What you have to do
Give the number of lines containing the word "with" and nothing more.

Stored data
-.-.-
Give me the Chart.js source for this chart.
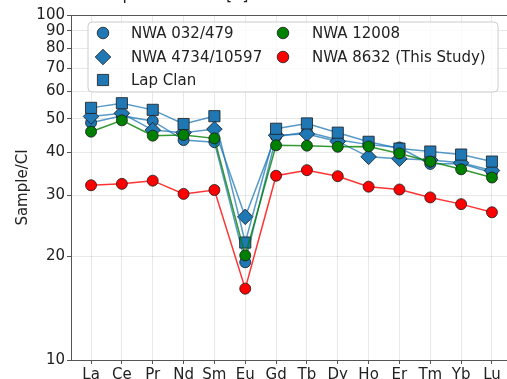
<!DOCTYPE html>
<html>
<head>
<meta charset="utf-8">
<script src="https://cdn.jsdelivr.net/npm/chart.js@4.4.1/dist/chart.umd.min.js"></script>
<style>
  html, body { margin: 0; padding: 0; background: #fff; overflow: hidden; }
  #wrap { position: relative; width: 507px; height: 379px; overflow: hidden; }
  #reeChart { position: absolute; left: 0; top: -20px; }
</style>
</head>
<body>
<div id="wrap"><canvas id="reeChart" width="600" height="409"></canvas></div>
<script>
// Elementos (tierras raras) y valores normalizados a CI
const elementos = ['La', 'Ce', 'Pr', 'Nd', 'Sm', 'Eu', 'Gd', 'Tb', 'Dy', 'Ho', 'Er', 'Tm', 'Yb', 'Lu'];
const nwa032 = [48.7, 51.0, 49.3, 43.4, 42.8, 19.2, 44.4, 45.8, 43.5, 42.1, 41.3, 37.0, 37.1, 34.9];
const nwa4734 = [50.8, 51.9, 46.4, 45.6, 46.7, 26.0, 44.8, 45.2, 43.0, 38.8, 38.3, 38.0, 37.3, 35.4];
const lapClan = [53.8, 55.5, 53.1, 48.3, 50.9, 21.9, 46.8, 48.5, 45.6, 42.9, 41.0, 40.2, 39.4, 37.6];
const nwa12008 = [45.9, 49.5, 44.7, 44.9, 43.9, 20.1, 41.9, 41.8, 41.5, 41.6, 39.7, 37.6, 35.7, 33.8];
const nwa8632 = [32.1, 32.4, 33.1, 30.3, 31.1, 16.1, 34.2, 35.5, 34.1, 31.8, 31.2, 29.6, 28.3, 26.8];
const yTicks = [10, 20, 30, 40, 50, 60, 70, 80, 90, 100];

const AZUL = '#1f77b4';
const VERDE = '#008000';
const ROJO = '#ff0000';

Chart.defaults.font.family = 'DejaVu Sans';
Chart.defaults.font.size = 15;
Chart.defaults.color = '#222';

function serie(label, valores, color, colorLinea, estilo, radio) {
    return {
        label: label,
        data: valores.map((v, i) => ({ x: i, y: v })),
        borderColor: colorLinea,
        backgroundColor: color,
        pointBackgroundColor: color,
        pointBorderColor: '#1a1a1a',
        pointBorderWidth: 0.8,
        pointStyle: estilo,
        pointRadius: radio,
        pointHoverRadius: radio,
        borderWidth: 1.5,
        tension: 0
    };
}

const datasets = [
    serie('NWA 032/479', nwa032, AZUL, 'rgba(31,119,180,0.75)', 'circle', 5.5),
    serie('NWA 4734/10597', nwa4734, AZUL, 'rgba(31,119,180,0.75)', 'rectRot', 7.8),
    serie('Lap Clan', lapClan, AZUL, 'rgba(31,119,180,0.75)', 'rect', 7.9),
    serie('NWA 12008', nwa12008, VERDE, 'rgba(0,128,0,0.8)', 'circle', 5.5),
    serie('NWA 8632 (This Study)', nwa8632, ROJO, 'rgba(255,0,0,0.8)', 'circle', 5.5)
];
// las series posteriores quedan encima
datasets.forEach((d, i) => { d.order = datasets.length - i; });

function marcador(ctx, estilo, x, y, color) {
    ctx.save();
    ctx.fillStyle = color;
    ctx.strokeStyle = '#1a1a1a';
    ctx.lineWidth = 0.8;
    ctx.beginPath();
    if (estilo === 'circle') {
        ctx.arc(x, y, 5.8, 0, Math.PI * 2);
    } else if (estilo === 'rect') {
        ctx.rect(x - 5.6, y - 5.6, 11.2, 11.2);
    } else {
        const r = 7.8;
        ctx.moveTo(x - r, y);
        ctx.lineTo(x, y - r);
        ctx.lineTo(x + r, y);
        ctx.lineTo(x, y + r);
        ctx.closePath();
    }
    ctx.fill();
    ctx.stroke();
    ctx.restore();
}

// Marco superior y titulo (recortado arriba)
const marco = {
    id: 'marco',
    beforeDatasetsDraw(chart) {
        const { ctx, chartArea: a } = chart;
        ctx.save();
        ctx.strokeStyle = '#555';
        ctx.lineWidth = 1;
        ctx.beginPath();
        ctx.moveTo(a.left, a.top + 0.5);
        ctx.lineTo(a.right, a.top + 0.5);
        ctx.lineTo(a.right - 0.5, a.bottom);
        ctx.stroke();
        ctx.restore();
    },
    afterDraw(chart) {
        const ctx = chart.ctx;
        ctx.save();
        ctx.font = '16px "DejaVu Sans"';
        ctx.fillStyle = '#222';
        ctx.textBaseline = 'alphabetic';
        ctx.fillText('Comparison with [1] Lunar Basalts', 86, 20);
        ctx.restore();
    }
};

// Leyenda dentro del area del grafico, dos columnas
const leyenda = {
    id: 'leyenda',
    afterDraw(chart) {
        const { ctx, chartArea: a } = chart;
        const x0 = a.left + 17, y0 = a.top + 7, w = 410, h = 70, r = 4;
        ctx.save();
        ctx.beginPath();
        ctx.moveTo(x0 + r, y0);
        ctx.lineTo(x0 + w - r, y0);
        ctx.quadraticCurveTo(x0 + w, y0, x0 + w, y0 + r);
        ctx.lineTo(x0 + w, y0 + h - r);
        ctx.quadraticCurveTo(x0 + w, y0 + h, x0 + w - r, y0 + h);
        ctx.lineTo(x0 + r, y0 + h);
        ctx.quadraticCurveTo(x0, y0 + h, x0, y0 + h - r);
        ctx.lineTo(x0, y0 + r);
        ctx.quadraticCurveTo(x0, y0, x0 + r, y0);
        ctx.closePath();
        ctx.fillStyle = 'rgba(255,255,255,0.8)';
        ctx.fill();
        ctx.strokeStyle = '#cccccc';
        ctx.lineWidth = 1;
        ctx.stroke();

        const filas = [18, 42, 65];
        const columnas = [{ m: 32, t: 60 }, { m: 212, t: 241 }];
        ctx.font = '15px "DejaVu Sans"';
        ctx.fillStyle = '#222';
        ctx.textBaseline = 'middle';
        chart.data.datasets.forEach((d, i) => {
            const col = columnas[i < 3 ? 0 : 1];
            const fy = a.top + filas[i < 3 ? i : i - 3];
            marcador(ctx, d.pointStyle, a.left + col.m, fy, d.pointBackgroundColor);
            ctx.fillStyle = '#222';
            ctx.fillText(d.label, a.left + col.t, fy + 1);
        });
        ctx.restore();
    }
};

new Chart(document.getElementById('reeChart'), {
    type: 'line',
    data: { datasets: datasets },
    options: {
        responsive: false,
        animation: false,
        layout: { padding: { top: 35, right: 88, bottom: 0, left: 0 } },
        plugins: {
            legend: { display: false },
            tooltip: { enabled: false },
            title: { display: false }
        },
        scales: {
            x: {
                type: 'linear',
                bounds: 'data',
                min: -0.65,
                max: 13.65,
                afterBuildTicks: s => { s.ticks = elementos.map((e, i) => ({ value: i })); },
                afterFit: s => { s.height = 29; },
                ticks: {
                    callback: v => elementos[v],
                    autoSkip: false,
                    maxRotation: 0,
                    padding: 2
                },
                grid: { color: 'rgba(0,0,0,0.09)', tickColor: '#555', tickLength: 4 },
                border: { color: '#555', width: 1 }
            },
            y: {
                type: 'logarithmic',
                min: 10,
                max: 100,
                afterBuildTicks: s => { s.ticks = yTicks.map(v => ({ value: v })); },
                afterFit: s => { s.width = 71; },
                ticks: {
                    callback: v => String(v),
                    autoSkip: false,
                    padding: 2
                },
                grid: { color: 'rgba(0,0,0,0.09)', tickColor: '#555', tickLength: 4 },
                border: { color: '#555', width: 1 },
                title: {
                    display: true,
                    text: 'Sample/CI',
                    padding: { top: 14, bottom: 0 }
                }
            }
        }
    },
    plugins: [marco, leyenda]
});
</script>
</body>
</html>
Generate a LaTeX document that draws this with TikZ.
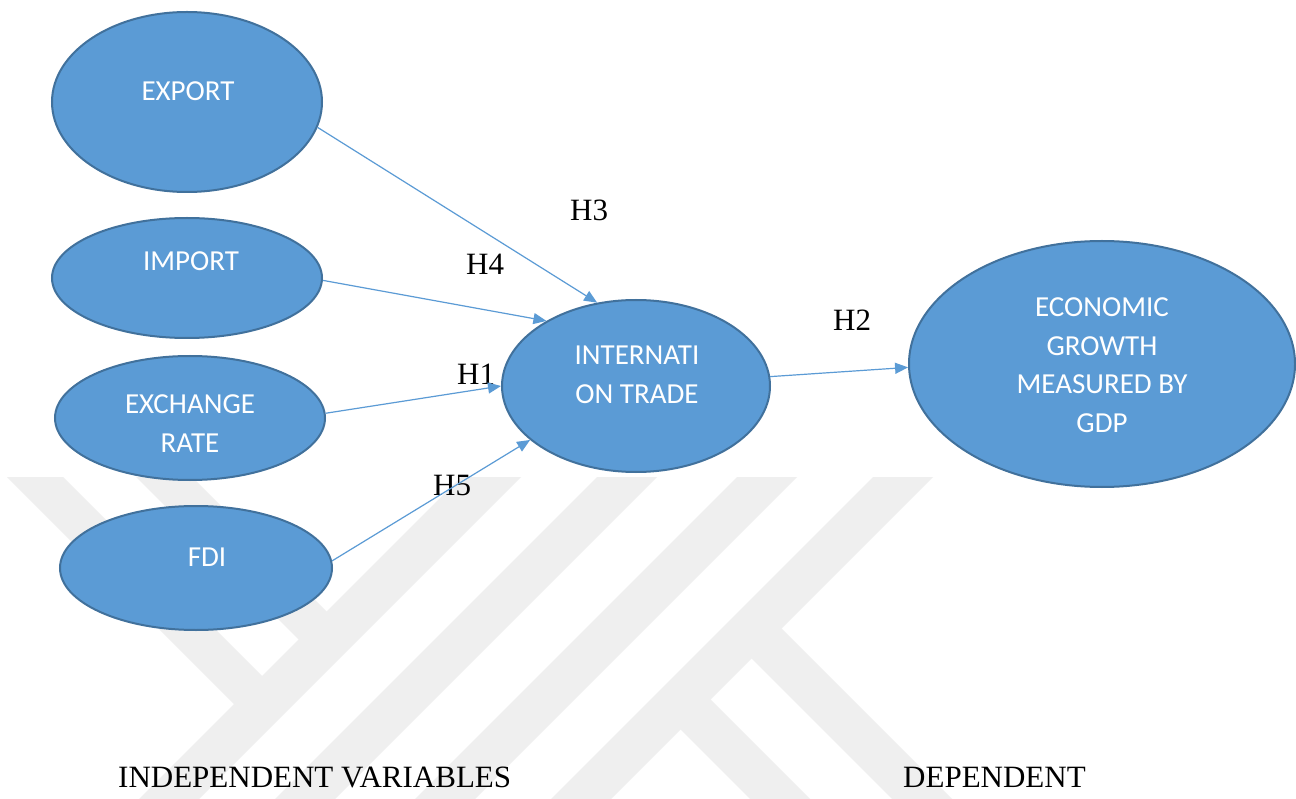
\documentclass[tikz,border=0pt]{standalone}
\usepackage{fontspec}
\setmainfont{Liberation Serif}
\newfontfamily\bubblefont{Carlito}
\usetikzlibrary{shapes.geometric,arrows.meta}
\definecolor{bubblefill}{HTML}{5B9BD5}
\definecolor{bubbleedge}{HTML}{41719C}
\definecolor{linkblue}{HTML}{5B9BD5}
\definecolor{markgray}{HTML}{EFEFEF}

\begin{document}
\begin{tikzpicture}[x=1pt,y=-1pt,
  bubble/.style={ellipse, fill=bubblefill, draw=bubbleedge, line width=2pt, inner sep=0pt},
  bubbletext/.style={text=white, font=\bubblefont\fontsize{29}{38.5}\selectfont,
                     align=center, inner sep=0pt, anchor=base},
  hyp/.style={font=\fontsize{31}{36}\selectfont, inner sep=0pt, anchor=base west},
  caption/.style={font=\fontsize{31}{36}\selectfont, inner sep=0pt, anchor=base west},
  link/.style={draw=linkblue, line width=1.2pt, -{Triangle[length=13pt,width=11pt]}}
]
\useasboundingbox (0,0) rectangle (1296,799);
\fill[white] (0,0) rectangle (1296,799);

% faint background emblem: diagonal stripes
\fill[markgray] (461,477) -- (521,477) -- (199,799) -- (139,799) -- cycle;
\fill[markgray] (597,477) -- (657,477) -- (335,799) -- (275,799) -- cycle;
\fill[markgray] (737,477) -- (797,477) -- (475,799) -- (415,799) -- cycle;
\fill[markgray] (873,477) -- (933,477) -- (611,799) -- (551,799) -- cycle;
\fill[markgray] (7,477) -- (63,477) -- (277,691) -- (249,719) -- cycle;
\fill[markgray] (136,477) -- (192,477) -- (341.5,626.5) -- (313.5,654.5) -- cycle;
\fill[markgray] (695.5,684.5) -- (810,799) -- (750,799) -- (665.5,714.5) -- cycle;
\fill[markgray] (766.5,613.5) -- (952,799) -- (892,799) -- (736.5,643.5) -- cycle;

% hypothesis labels
\node[hyp] (h3) at (570,221) {H3};
\node[hyp] (h4) at (466,275) {H4};
\node[hyp] (h1) at (457,385) {H1};
\node[hyp] (h5) at (433,495) {H5};
\node[hyp] (h2) at (833,331) {H2};

% variables
\node[bubble, minimum width=270, minimum height=180] (export) at (187,102) {};
\node[bubble, minimum width=270, minimum height=120] (import) at (187,278) {};
\node[bubble, minimum width=270, minimum height=124] (exch)   at (190,418) {};
\node[bubble, minimum width=272, minimum height=124] (fdi)    at (196,568) {};
\node[bubble, minimum width=268, minimum height=172] (inter)  at (636,386) {};
\node[bubble, minimum width=386, minimum height=246] (econ)   at (1102,364) {};

% multi-line labels are placed by the baseline of their last line
\node[bubbletext] (texport) at (188,101) {EXPORT};
\node[bubbletext] (timport) at (191,271) {IMPORT};
\node[bubbletext] (texch)   at (190,452) {EXCHANGE\\RATE};
\node[bubbletext] (tfdi)    at (207,566) {FDI};
\node[bubbletext] (tinter)  at (637,403) {INTERNATI\\ON TRADE};
\node[bubbletext] (tecon)   at (1102,432) {ECONOMIC\\GROWTH\\MEASURED BY\\GDP};

% connectors
\draw[link] (export.-11) -- (inter.115);
\draw[link] (import.-1)  -- (inter.144);
\draw[link] (exch.2)     -- (inter.180);
\draw[link] (fdi.3)      -- (inter.207);
\draw[link] (inter.4)    -- (econ.181);

% captions
\node[caption] (indep) at (118,787) {INDEPENDENT VARIABLES};
\node[caption] (dep)   at (903,787) {DEPENDENT};
\end{tikzpicture}
\end{document}
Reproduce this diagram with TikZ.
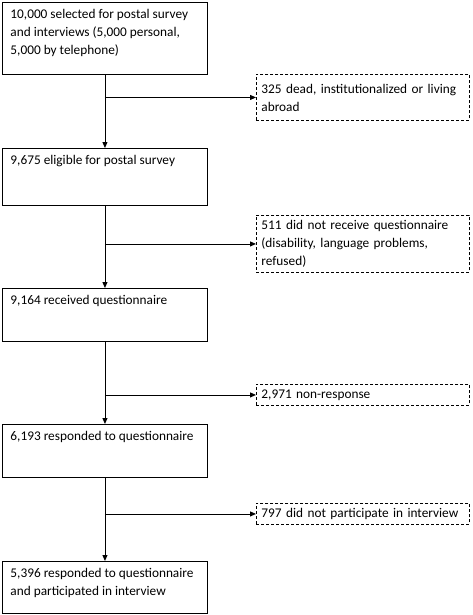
\documentclass[tikz,border=0pt]{standalone}
\usepackage{fontspec}
\setmainfont{Carlito}
\usetikzlibrary{arrows.meta}

\begin{document}
\begin{tikzpicture}[x=1pt,y=-1pt,
    every node/.style={font=\fontsize{13.3}{18}\selectfont},
    stage/.style={draw, line width=0.9pt, anchor=north west, inner xsep=8pt, inner ysep=7pt},
    drop/.style={draw, line width=0.9pt, dash pattern=on 3pt off 2pt, anchor=north west,
      inner xsep=5pt, inner ysep=0pt, align=left, text width=203pt},
    flow/.style={line width=0.9pt, -{Triangle[length=6pt,width=5pt]}}]
    \useasboundingbox (0,0) rectangle (472,615);

    \node (s1) [stage] at (2,2) {\parbox[c][58pt][t]{189pt}{10,000 selected for postal survey\\and interviews (5,000 personal,\\5,000 by telephone)}};
    \node (s2) [stage] at (2,148) {\parbox[c][43pt][t]{189pt}{9,675 eligible for postal survey}};
    \node (s3) [stage] at (2,288) {\parbox[c][39pt][t]{189pt}{9,164 received questionnaire}};
    \node (s4) [stage] at (2,424) {\parbox[c][39pt][t]{189pt}{6,193 responded to questionnaire}};
    \node (s5) [stage] at (2,561) {\parbox[c][38pt][t]{189pt}{5,396 responded to questionnaire\\and participated in interview}};

    \node (x1) [drop, minimum height=46pt] at (256,74) {325 dead, institutionalized or living\\abroad};
    \node (x2) [drop, minimum height=57pt] at (256,215) {511 did not receive questionnaire\\(disability, language problems,\\refused)};
    \node (x3) [drop, minimum height=21pt] at (256,384) {2,971 non-response};
    \node (x4) [drop, minimum height=21pt] at (256,503) {797 did not participate in interview};

    \foreach \i [count=\j from 2] in {1,...,4} {
      \draw[flow] (s\i) -- (s\j);
      \draw[flow] (s\i.south |- x\i.west) -- (x\i.west);
    }
\end{tikzpicture}
\end{document}
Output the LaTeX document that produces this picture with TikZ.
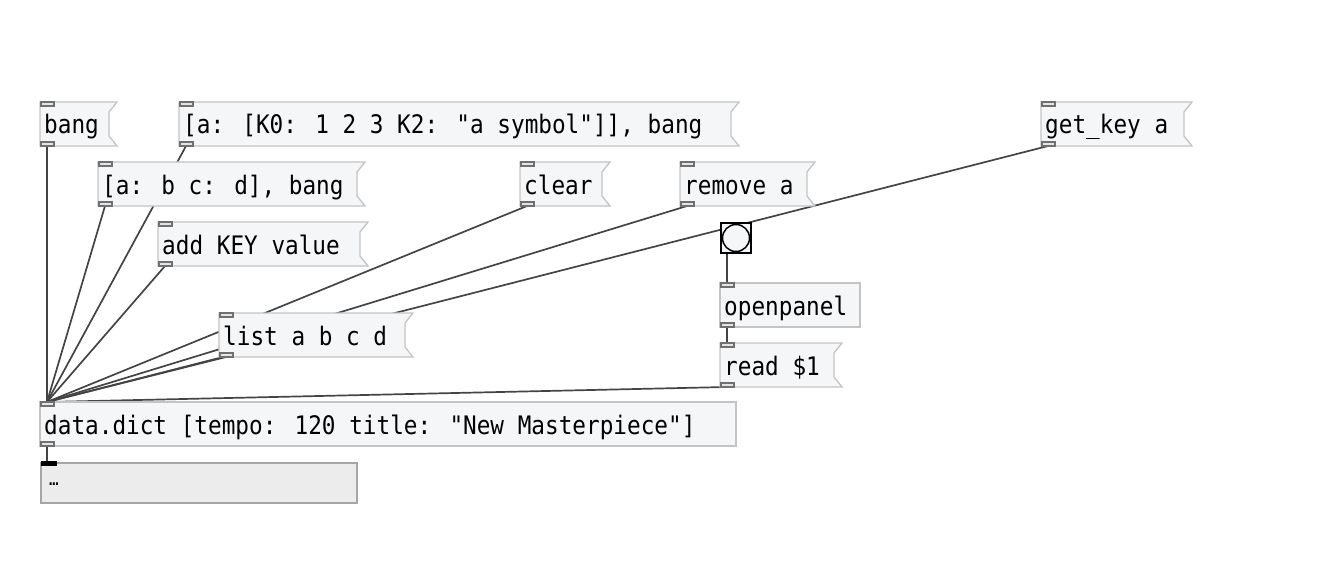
-.-.-
Expected answer
4